Task goal.
Search the listing below for the word "this" and copy each line that holds it.
───── Records for processing ─────
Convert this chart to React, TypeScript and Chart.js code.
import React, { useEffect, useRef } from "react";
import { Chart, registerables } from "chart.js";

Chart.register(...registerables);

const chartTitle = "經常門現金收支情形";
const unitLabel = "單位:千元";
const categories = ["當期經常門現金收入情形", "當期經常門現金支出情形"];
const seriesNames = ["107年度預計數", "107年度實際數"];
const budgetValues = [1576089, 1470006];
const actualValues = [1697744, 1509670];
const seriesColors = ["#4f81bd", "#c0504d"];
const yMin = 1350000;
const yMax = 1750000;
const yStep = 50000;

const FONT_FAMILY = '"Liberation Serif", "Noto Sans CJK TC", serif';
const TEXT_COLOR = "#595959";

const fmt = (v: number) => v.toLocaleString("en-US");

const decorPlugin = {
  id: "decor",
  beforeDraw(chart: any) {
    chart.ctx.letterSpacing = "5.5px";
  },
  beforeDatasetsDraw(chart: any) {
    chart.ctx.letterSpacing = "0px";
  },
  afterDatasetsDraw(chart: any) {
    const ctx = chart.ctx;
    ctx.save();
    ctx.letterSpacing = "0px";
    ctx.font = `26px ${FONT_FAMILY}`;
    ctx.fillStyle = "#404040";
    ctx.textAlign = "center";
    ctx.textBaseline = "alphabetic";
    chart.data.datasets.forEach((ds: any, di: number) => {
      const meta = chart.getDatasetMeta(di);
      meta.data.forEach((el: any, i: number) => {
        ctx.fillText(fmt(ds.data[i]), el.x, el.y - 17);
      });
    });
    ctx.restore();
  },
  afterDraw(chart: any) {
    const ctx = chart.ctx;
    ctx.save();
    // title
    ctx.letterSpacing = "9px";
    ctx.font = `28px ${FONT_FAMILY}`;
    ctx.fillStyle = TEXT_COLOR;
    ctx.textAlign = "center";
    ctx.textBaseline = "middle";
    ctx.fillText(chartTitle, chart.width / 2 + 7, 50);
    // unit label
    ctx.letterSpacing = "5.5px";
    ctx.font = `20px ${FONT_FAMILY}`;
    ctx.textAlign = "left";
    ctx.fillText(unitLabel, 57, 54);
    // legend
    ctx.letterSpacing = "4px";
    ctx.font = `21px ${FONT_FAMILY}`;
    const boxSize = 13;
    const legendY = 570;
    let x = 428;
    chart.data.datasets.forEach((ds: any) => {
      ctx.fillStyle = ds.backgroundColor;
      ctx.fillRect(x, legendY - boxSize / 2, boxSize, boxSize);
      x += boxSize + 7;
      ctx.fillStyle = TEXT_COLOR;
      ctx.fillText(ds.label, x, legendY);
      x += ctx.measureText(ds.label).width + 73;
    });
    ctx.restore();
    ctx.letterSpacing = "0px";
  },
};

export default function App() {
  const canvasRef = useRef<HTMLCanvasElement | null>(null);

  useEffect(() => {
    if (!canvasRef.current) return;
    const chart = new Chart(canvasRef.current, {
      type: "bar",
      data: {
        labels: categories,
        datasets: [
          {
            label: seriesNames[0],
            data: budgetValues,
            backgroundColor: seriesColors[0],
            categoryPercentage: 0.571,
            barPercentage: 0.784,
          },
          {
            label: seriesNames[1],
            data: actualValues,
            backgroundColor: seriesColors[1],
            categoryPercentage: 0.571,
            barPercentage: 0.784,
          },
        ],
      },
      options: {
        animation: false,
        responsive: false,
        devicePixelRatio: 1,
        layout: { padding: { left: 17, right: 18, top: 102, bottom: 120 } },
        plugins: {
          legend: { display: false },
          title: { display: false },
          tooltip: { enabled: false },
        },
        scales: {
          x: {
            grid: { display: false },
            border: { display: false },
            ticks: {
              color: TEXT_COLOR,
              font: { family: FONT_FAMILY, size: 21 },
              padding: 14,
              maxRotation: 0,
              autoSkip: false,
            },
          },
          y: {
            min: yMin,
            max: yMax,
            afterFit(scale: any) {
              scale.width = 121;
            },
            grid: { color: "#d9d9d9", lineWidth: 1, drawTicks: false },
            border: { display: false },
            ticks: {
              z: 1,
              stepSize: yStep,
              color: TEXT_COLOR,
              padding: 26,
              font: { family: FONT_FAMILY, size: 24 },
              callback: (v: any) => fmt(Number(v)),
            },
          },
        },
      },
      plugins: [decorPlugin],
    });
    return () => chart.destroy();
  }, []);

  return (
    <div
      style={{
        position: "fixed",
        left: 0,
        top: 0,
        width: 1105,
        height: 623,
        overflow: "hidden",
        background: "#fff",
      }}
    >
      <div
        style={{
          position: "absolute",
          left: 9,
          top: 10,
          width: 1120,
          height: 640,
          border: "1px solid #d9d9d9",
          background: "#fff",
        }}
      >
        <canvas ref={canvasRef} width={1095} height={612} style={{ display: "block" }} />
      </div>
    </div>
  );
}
─────
───── Records for processing ─────
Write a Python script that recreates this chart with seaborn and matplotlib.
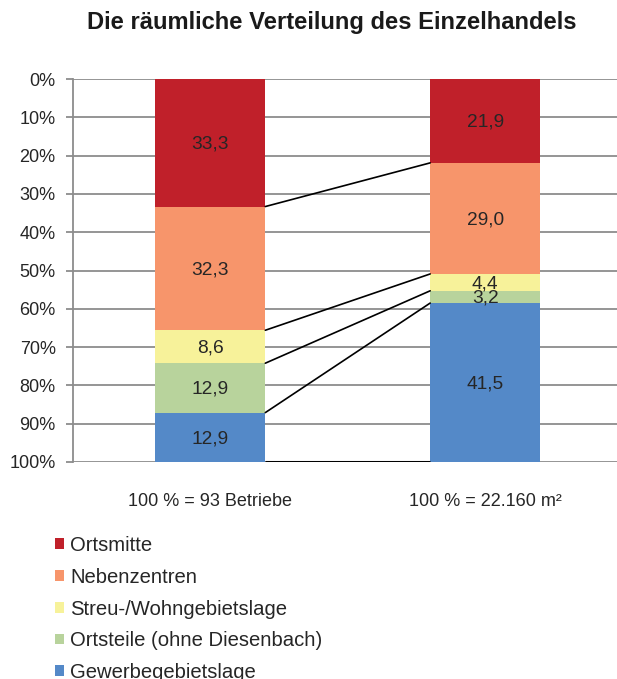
─────
Solution to the problem.
Convert this chart to React, TypeScript and Chart.js code.
Write a Python script that recreates this chart with seaborn and matplotlib.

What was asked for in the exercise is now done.